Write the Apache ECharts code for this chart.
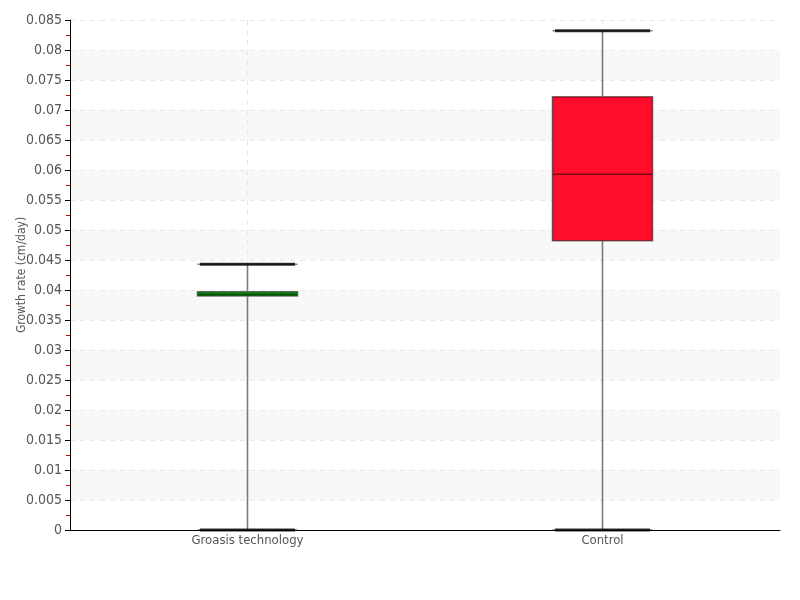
<!DOCTYPE html>
<html>
<head>
<meta charset="utf-8">
<script src="https://cdn.jsdelivr.net/npm/echarts@6/dist/echarts.min.js"></script>
<style>html,body{margin:0;padding:0;background:#fff}#c{width:800px;height:600px}</style>
</head>
<body>
<div id="c"></div>
<script>
var categories = ['Groasis technology', 'Control'];
// [min, Q1, median, Q3, max]
var boxValues = [
  [0, 0.0390, 0.0393, 0.0397, 0.0443],
  [0, 0.0482, 0.0593, 0.0722, 0.0832]
];
var boxColors = ['#1e9a1e', '#ff0d2a'];
var yTicks = { min: 0, max: 0.085, interval: 0.005 };
var yTitle = 'Growth rate (cm/day)';

var FONT = '"DejaVu Sans Condensed", "Liberation Sans Narrow", "Roboto", sans-serif';

var capData = [];
boxValues.forEach(function (v, i) {
  capData.push([categories[i], v[0]]);
  capData.push([categories[i], v[4]]);
});

var chart = echarts.init(document.getElementById('c'));
chart.setOption({
  animation: false,
  backgroundColor: '#fff',
  grid: { left: 70, right: 20, top: 20, bottom: 70, containLabel: false, outerBoundsMode: 'none' },
  xAxis: {
    type: 'category',
    data: categories,
    boundaryGap: true,
    axisLine: { lineStyle: { color: '#000', width: 1 } },
    axisTick: { show: false, alignWithLabel: true },
    axisLabel: { color: '#555', fontSize: 13, fontFamily: FONT, margin: 4 },
    splitLine: { show: true, alignWithLabel: true, lineStyle: { color: '#e8e8e8', type: [5, 5] } }
  },
  yAxis: {
    type: 'value',
    min: yTicks.min,
    max: yTicks.max,
    interval: yTicks.interval,
    name: yTitle,
    nameLocation: 'middle',
    nameGap: 42,
    nameMoveOverlap: false,
    nameTextStyle: { color: '#555', fontSize: 12, fontFamily: FONT },
    axisLine: { show: true, lineStyle: { color: '#000', width: 1 } },
    axisTick: { show: true, length: 5, lineStyle: { color: '#000' } },
    minorTick: { show: true, splitNumber: 2, length: 4, lineStyle: { color: '#e00000', width: 1 } },
    axisLabel: { color: '#555', fontSize: 14, fontFamily: FONT, margin: 8,
      formatter: function (v) { return String(+v.toFixed(3)); } },
    splitLine: { show: true, lineStyle: { color: '#e8e8e8', type: [5, 5] } },
    splitArea: { show: true, areaStyle: { color: ['#ffffff', '#f8f8f8'] } }
  },
  series: [
    {
      type: 'boxplot',
      boxWidth: [100, 100],
      data: boxValues.map(function (v, i) {
        return { value: v, itemStyle: { color: boxColors[i] } };
      }),
      itemStyle: { borderColor: 'rgba(0,0,0,0.5)', borderWidth: 1.6 }
    },
    {
      type: 'scatter',
      symbol: 'rect',
      symbolSize: [95, 3],
      itemStyle: { color: '#000', borderWidth: 0 },
      data: capData,
      z: 5
    }
  ]
});
</script>
</body>
</html>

* * * * *

AIM: Repeat the material exactly as it reads, without any of its pictures.

REPLY TO THE TASK:
Write the Apache ECharts code for this chart.
<!DOCTYPE html>
<html>
<head>
<meta charset="utf-8">
<script src="https://cdn.jsdelivr.net/npm/echarts@6/dist/echarts.min.js"></script>
<style>html,body{margin:0;padding:0;background:#fff}#c{width:800px;height:600px}</style>
</head>
<body>
<div id="c"></div>
<script>
var categories = ['Groasis technology', 'Control'];
// [min, Q1, median, Q3, max]
var boxValues = [
  [0, 0.0390, 0.0393, 0.0397, 0.0443],
  [0, 0.0482, 0.0593, 0.0722, 0.0832]
];
var boxColors = ['#1e9a1e', '#ff0d2a'];
var yTicks = { min: 0, max: 0.085, interval: 0.005 };
var yTitle = 'Growth rate (cm/day)';

var FONT = '"DejaVu Sans Condensed", "Liberation Sans Narrow", "Roboto", sans-serif';

var capData = [];
boxValues.forEach(function (v, i) {
  capData.push([categories[i], v[0]]);
  capData.push([categories[i], v[4]]);
});

var chart = echarts.init(document.getElementById('c'));
chart.setOption({
  animation: false,
  backgroundColor: '#fff',
  grid: { left: 70, right: 20, top: 20, bottom: 70, containLabel: false, outerBoundsMode: 'none' },
  xAxis: {
    type: 'category',
    data: categories,
    boundaryGap: true,
    axisLine: { lineStyle: { color: '#000', width: 1 } },
    axisTick: { show: false, alignWithLabel: true },
    axisLabel: { color: '#555', fontSize: 13, fontFamily: FONT, margin: 4 },
    splitLine: { show: true, alignWithLabel: true, lineStyle: { color: '#e8e8e8', type: [5, 5] } }
  },
  yAxis: {
    type: 'value',
    min: yTicks.min,
    max: yTicks.max,
    interval: yTicks.interval,
    name: yTitle,
    nameLocation: 'middle',
    nameGap: 42,
    nameMoveOverlap: false,
    nameTextStyle: { color: '#555', fontSize: 12, fontFamily: FONT },
    axisLine: { show: true, lineStyle: { color: '#000', width: 1 } },
    axisTick: { show: true, length: 5, lineStyle: { color: '#000' } },
    minorTick: { show: true, splitNumber: 2, length: 4, lineStyle: { color: '#e00000', width: 1 } },
    axisLabel: { color: '#555', fontSize: 14, fontFamily: FONT, margin: 8,
      formatter: function (v) { return String(+v.toFixed(3)); } },
    splitLine: { show: true, lineStyle: { color: '#e8e8e8', type: [5, 5] } },
    splitArea: { show: true, areaStyle: { color: ['#ffffff', '#f8f8f8'] } }
  },
  series: [
    {
      type: 'boxplot',
      boxWidth: [100, 100],
      data: boxValues.map(function (v, i) {
        return { value: v, itemStyle: { color: boxColors[i] } };
      }),
      itemStyle: { borderColor: 'rgba(0,0,0,0.5)', borderWidth: 1.6 }
    },
    {
      type: 'scatter',
      symbol: 'rect',
      symbolSize: [95, 3],
      itemStyle: { color: '#000', borderWidth: 0 },
      data: capData,
      z: 5
    }
  ]
});
</script>
</body>
</html>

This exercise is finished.